It took years for the City’s bankers to shed their post-crisis bogeyman status. This year’s bumper bonus season threatens to revive it.
The UK’s big four high street banks report full-year earnings over the next week. Analysts anticipate £34bn in pre-tax profits between them, according to Visible Alpha data. And almost as intense as the scrutiny of cost-to-income ratios, net interest margins and returns on invested capital will be the focus on bonus pots.
The timing is toxic. Against a backdrop of soaring inflation, falling real wages and a cost of living crisis, banks are unveiling the sort of payouts that prompt a run on champagne inside the Square Mile.
Unlike in the financial crisis, the economic malaise cannot be laid at the door of the banks. And their profits are thanks to a far faster recovery than anyone anticipated during the first year of the pandemic, when Lloyds, NatWest and Barclays took £12.2bn in writedowns and HSBC another $8.8bn on top.
But they are nonetheless the beneficiaries of a wave of public money that has sloshed through markets over the past two years.

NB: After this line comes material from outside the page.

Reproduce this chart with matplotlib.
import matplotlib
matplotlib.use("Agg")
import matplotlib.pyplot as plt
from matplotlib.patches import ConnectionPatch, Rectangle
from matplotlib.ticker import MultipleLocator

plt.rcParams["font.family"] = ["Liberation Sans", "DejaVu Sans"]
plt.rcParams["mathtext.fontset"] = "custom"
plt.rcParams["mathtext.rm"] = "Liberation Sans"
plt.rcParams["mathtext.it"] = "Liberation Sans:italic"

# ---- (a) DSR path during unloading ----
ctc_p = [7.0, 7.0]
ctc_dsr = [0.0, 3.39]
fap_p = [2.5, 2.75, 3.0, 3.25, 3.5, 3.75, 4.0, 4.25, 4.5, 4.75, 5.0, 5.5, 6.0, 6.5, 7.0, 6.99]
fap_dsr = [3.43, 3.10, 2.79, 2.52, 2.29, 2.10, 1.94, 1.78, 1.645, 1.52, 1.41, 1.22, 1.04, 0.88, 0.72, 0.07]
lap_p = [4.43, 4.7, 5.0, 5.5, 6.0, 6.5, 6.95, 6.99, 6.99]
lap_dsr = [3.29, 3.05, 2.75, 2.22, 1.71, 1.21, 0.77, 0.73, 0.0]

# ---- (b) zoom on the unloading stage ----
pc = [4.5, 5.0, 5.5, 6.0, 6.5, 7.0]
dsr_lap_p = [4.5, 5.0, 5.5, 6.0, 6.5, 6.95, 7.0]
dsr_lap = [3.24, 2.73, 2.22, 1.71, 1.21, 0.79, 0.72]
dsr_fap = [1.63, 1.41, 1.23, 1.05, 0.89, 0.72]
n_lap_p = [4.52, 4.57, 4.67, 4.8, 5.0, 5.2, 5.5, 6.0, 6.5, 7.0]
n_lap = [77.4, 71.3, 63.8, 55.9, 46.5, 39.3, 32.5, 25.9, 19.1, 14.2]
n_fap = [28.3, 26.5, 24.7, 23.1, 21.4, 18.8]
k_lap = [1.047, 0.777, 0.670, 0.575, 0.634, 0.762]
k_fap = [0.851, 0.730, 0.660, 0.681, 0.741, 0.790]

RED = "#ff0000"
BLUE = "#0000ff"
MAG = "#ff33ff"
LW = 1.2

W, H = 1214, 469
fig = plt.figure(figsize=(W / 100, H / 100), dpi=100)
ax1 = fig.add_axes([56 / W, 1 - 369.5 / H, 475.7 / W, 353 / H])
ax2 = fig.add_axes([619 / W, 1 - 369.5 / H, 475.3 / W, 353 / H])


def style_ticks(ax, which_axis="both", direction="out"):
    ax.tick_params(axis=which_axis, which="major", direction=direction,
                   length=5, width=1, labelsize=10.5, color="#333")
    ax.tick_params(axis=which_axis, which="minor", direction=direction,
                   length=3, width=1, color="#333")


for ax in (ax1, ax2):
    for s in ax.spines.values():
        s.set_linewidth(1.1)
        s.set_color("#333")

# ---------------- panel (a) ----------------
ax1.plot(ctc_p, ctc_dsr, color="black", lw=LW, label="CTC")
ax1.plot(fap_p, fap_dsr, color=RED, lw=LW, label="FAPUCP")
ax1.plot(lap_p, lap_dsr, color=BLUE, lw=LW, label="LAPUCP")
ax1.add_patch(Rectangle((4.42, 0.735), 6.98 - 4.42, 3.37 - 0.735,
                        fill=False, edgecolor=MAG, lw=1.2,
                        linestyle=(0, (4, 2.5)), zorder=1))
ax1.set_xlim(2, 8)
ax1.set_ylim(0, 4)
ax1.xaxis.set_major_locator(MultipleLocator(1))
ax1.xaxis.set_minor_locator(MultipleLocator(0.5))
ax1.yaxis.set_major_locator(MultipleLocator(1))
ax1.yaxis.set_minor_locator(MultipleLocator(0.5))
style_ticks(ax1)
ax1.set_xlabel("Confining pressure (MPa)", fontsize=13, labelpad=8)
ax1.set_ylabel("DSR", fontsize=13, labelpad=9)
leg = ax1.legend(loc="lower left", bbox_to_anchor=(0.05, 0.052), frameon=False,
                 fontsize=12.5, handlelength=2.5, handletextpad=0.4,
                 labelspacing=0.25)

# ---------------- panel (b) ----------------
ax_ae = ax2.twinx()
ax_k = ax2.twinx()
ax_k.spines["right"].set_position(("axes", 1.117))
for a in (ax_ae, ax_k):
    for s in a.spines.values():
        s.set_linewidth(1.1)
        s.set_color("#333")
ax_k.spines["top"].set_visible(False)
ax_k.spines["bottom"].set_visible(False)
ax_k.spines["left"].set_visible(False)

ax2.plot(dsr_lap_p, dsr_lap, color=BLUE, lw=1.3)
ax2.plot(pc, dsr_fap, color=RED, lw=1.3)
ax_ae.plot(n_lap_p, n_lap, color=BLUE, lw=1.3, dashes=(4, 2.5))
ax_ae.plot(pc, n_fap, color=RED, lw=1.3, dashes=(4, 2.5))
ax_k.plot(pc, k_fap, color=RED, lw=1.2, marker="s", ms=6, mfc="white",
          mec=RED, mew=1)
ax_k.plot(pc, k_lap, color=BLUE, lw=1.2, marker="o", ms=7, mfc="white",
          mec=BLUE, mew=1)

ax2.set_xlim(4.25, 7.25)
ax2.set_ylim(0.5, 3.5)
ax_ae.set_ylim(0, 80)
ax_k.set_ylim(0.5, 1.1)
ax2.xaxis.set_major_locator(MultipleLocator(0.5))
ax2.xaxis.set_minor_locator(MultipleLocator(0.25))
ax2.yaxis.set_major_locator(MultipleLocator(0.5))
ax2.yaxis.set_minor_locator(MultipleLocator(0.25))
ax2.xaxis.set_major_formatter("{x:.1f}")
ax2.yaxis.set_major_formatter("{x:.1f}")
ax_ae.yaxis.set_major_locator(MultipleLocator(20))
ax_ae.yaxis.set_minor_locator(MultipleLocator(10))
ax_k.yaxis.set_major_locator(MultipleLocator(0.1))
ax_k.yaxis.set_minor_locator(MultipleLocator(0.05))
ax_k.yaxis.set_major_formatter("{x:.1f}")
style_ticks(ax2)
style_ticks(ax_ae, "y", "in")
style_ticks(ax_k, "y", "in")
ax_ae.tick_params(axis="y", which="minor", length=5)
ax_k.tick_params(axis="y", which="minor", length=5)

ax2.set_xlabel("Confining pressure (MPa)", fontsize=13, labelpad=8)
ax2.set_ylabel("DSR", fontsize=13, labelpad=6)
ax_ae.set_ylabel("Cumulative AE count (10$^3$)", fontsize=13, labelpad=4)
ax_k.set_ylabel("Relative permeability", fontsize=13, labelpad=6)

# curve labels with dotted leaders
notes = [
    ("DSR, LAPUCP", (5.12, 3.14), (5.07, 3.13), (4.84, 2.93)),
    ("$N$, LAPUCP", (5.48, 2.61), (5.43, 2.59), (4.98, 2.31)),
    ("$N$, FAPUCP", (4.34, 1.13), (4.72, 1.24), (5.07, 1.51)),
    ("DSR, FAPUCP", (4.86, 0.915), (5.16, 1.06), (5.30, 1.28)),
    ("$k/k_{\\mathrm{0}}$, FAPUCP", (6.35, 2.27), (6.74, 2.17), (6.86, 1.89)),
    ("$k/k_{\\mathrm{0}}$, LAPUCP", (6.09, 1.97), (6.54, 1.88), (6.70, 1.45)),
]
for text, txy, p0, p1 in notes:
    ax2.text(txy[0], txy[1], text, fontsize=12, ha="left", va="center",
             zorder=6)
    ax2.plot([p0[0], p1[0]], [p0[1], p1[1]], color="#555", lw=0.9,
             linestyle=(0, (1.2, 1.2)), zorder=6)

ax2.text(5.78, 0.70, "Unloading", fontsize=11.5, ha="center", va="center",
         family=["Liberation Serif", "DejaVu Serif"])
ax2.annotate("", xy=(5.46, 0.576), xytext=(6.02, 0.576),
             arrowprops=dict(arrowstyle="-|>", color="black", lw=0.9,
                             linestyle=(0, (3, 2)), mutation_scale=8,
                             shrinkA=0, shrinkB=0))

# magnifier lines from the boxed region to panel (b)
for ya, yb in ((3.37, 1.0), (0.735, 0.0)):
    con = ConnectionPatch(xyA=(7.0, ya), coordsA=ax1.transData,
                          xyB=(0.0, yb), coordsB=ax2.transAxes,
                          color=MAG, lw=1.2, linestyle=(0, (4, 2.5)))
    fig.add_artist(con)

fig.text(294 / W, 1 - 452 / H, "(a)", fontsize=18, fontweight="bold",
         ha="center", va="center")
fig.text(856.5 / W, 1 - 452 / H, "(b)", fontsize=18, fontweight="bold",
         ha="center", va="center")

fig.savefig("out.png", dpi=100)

That kept the loan losses down and helped drive the rebound that is leading to margin-boosting interest rate rises now. In the meantime, ready access to cheap credit enabled an M&A boom that sustained investment bankers from September 2020 through most of last year.
It is not that the banks profited at the expense of the public. But by paying big bonuses at a time when many people are struggling with affordability, the London-listed banks risk the perception that they are profiting while the people they serve suffer.
This is awkward, coming after a period where the UK banks actually managed to appear more restrained — particularly when compared with the private equity free-for-all. Since 2014, the EU bonus cap has constrained the excesses of investment bankers’ pay to twice their salaries, while seven-year clawback periods for senior bankers put something of a dampener on spending plans.
It helps too that the big employers of investment bankers tend to be Wall Street lenders which attract less UK press attention for their pay rises than the domestic ones. NatWest has retreated from the investment bank that almost brought its forerunner RBS down during the financial crisis. HSBC maintains its investment bank, but has cut it back.
Meanwhile, personnel changes add to the sense that London’s banks have become more boring. Lloyds last year replaced the flamboyant António Horta-Osório with the understated Charlie Nunn and put him on roughly 20 per cent less pay. At Barclays, the UK’s most prominent champion of investment banking, Jes Staley, is gone. The bank’s strategy under successor CS Venkatakrishnan may stay the same, but with the former chief risk officer now in the chief executive’s office, some change in tone seems likely.
But last year was far from boring in banking. Finance was booming. Pay across Wall Street’s big banks increased 15 per cent. Bashing the banks for making good profits during a good year is unreasonable (even if sometimes it does approach a national sport). Shareholders will benefit. So too should staff.
The problem comes partly from Andrew Bailey, whose recent comments on wage restraint from workers echo tin-eared bankers of the financial crisis years. Ignore the economics of whether one-off bonuses contribute to the sort of wage-price spiral Bailey wished to avoid. The optics of the Bank of England governor telling workers to practice prudence before the financial sector goes and gorges itself are unfortunate.
It may be a political issue most easily solved by the banks’ bosses, as their companies’ most prominent representatives, showing restraint with their own pay, as they did in 2020. They should avoid assuming that these things blow over quickly. Eleven years ago, then-Barclays boss Bob Diamond told MPs ahead of a bumper bonus season that the period of “remorse and apology” by banks should be “over”. It is safe to say others disagreed.